---------- INPUT

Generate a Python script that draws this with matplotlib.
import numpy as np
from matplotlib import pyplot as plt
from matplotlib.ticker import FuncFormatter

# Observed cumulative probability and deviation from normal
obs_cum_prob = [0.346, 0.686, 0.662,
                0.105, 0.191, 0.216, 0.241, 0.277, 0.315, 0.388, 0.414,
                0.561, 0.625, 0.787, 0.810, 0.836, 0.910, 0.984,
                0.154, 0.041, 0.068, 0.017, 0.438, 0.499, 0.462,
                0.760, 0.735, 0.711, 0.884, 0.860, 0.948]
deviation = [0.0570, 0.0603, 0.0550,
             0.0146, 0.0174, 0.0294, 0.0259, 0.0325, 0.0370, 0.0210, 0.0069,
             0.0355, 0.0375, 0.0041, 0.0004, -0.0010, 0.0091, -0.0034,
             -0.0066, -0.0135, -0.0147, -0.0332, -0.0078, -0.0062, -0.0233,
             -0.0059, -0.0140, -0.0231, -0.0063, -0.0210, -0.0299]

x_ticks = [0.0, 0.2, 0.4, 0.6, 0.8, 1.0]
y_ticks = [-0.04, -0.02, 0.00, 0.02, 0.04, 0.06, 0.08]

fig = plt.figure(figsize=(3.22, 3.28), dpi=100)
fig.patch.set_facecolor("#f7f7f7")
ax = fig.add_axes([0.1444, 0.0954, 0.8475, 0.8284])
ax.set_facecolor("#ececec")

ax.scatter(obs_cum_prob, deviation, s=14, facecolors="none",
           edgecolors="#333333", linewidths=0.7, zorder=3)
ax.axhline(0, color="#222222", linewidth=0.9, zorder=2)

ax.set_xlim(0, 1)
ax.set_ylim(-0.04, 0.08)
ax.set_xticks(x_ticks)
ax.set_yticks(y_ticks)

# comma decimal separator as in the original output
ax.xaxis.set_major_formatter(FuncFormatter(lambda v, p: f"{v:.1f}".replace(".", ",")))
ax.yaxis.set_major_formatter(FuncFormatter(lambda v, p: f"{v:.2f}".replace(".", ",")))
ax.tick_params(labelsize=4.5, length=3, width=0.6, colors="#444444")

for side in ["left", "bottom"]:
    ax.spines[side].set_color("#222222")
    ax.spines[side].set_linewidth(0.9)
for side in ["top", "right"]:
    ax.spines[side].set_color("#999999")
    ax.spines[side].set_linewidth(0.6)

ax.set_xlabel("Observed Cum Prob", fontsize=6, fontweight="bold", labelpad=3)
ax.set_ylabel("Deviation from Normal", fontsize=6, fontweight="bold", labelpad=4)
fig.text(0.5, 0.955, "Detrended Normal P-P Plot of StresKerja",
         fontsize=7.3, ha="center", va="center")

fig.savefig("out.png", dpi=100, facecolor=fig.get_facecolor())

--------------------
---------- INPUT

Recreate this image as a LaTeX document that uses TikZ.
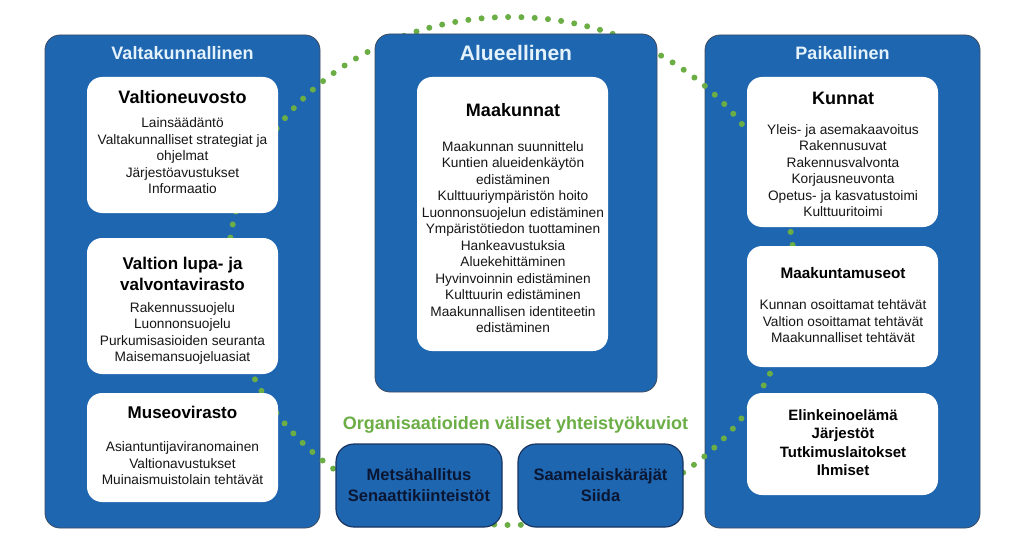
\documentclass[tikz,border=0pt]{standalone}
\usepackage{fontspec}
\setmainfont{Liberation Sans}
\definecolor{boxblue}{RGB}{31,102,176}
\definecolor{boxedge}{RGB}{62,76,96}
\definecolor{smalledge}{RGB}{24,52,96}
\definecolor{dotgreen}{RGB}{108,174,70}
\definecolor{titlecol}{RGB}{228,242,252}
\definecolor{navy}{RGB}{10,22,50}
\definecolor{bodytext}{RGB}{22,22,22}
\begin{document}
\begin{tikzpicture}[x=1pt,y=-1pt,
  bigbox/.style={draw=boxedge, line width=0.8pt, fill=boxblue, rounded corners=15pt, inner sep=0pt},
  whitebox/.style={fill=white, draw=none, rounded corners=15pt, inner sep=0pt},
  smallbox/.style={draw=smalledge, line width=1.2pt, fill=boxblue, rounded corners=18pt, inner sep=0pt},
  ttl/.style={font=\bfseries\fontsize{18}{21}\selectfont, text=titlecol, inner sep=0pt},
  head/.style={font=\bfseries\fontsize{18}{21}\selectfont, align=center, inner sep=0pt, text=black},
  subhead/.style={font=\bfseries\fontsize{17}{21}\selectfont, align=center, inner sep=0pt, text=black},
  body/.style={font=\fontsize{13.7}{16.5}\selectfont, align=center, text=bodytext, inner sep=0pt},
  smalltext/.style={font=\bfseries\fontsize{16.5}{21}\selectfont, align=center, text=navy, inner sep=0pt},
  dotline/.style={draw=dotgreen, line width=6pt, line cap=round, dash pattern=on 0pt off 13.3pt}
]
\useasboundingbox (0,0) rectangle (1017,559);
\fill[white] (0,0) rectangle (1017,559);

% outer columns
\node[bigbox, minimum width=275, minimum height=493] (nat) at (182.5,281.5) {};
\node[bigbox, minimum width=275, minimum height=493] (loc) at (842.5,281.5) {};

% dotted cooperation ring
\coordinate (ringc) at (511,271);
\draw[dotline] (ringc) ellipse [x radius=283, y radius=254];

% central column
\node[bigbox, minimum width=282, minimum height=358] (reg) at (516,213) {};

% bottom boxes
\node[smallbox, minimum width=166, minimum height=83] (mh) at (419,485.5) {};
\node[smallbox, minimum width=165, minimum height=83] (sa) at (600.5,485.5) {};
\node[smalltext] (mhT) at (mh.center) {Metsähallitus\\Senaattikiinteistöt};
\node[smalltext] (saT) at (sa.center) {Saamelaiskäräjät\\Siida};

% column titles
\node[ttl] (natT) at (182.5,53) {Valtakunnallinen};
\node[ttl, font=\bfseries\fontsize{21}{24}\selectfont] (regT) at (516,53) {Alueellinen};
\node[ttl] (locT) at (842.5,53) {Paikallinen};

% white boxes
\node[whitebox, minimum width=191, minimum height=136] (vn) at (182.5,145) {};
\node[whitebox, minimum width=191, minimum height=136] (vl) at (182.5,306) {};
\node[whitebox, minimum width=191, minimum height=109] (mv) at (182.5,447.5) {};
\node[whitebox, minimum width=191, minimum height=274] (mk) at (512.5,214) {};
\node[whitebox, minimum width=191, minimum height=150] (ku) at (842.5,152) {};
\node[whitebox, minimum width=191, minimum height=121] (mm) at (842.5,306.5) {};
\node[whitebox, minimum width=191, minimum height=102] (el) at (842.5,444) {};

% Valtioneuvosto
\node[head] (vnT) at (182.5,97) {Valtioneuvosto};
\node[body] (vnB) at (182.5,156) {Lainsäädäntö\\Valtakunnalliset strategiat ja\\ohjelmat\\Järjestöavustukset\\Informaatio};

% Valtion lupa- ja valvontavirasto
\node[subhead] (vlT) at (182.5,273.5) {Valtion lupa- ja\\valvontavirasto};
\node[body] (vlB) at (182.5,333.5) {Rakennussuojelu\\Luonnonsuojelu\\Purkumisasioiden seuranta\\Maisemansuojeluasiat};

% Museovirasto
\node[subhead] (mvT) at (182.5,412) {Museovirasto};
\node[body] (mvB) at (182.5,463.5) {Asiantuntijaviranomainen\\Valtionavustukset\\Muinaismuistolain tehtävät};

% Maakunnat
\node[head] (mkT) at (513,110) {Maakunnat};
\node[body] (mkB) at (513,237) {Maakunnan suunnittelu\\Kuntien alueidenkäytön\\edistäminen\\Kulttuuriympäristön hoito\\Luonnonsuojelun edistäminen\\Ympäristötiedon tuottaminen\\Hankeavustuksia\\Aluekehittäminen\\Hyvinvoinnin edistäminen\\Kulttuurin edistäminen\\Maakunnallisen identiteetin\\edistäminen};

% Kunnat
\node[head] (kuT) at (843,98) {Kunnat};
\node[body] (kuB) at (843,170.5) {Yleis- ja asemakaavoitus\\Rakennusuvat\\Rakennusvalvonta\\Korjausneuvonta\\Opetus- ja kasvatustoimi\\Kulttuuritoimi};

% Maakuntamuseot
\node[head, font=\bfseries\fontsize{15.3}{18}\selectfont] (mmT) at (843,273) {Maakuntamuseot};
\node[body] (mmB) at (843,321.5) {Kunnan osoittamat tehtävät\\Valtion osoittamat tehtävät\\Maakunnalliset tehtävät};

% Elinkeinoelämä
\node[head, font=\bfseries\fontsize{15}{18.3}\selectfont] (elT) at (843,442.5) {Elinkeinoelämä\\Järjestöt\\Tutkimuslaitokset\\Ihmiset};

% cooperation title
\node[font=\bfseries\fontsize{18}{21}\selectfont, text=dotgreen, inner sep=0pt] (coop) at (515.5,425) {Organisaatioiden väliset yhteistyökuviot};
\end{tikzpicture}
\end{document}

--------------------

→ **WHAT IS ASKED**
Scan the records for the string "matplotlib". Copy each line in which it appears.

→ **EXERCISE OUTPUT**
Generate a Python script that draws this with matplotlib.
from matplotlib import pyplot as plt
from matplotlib.ticker import FuncFormatter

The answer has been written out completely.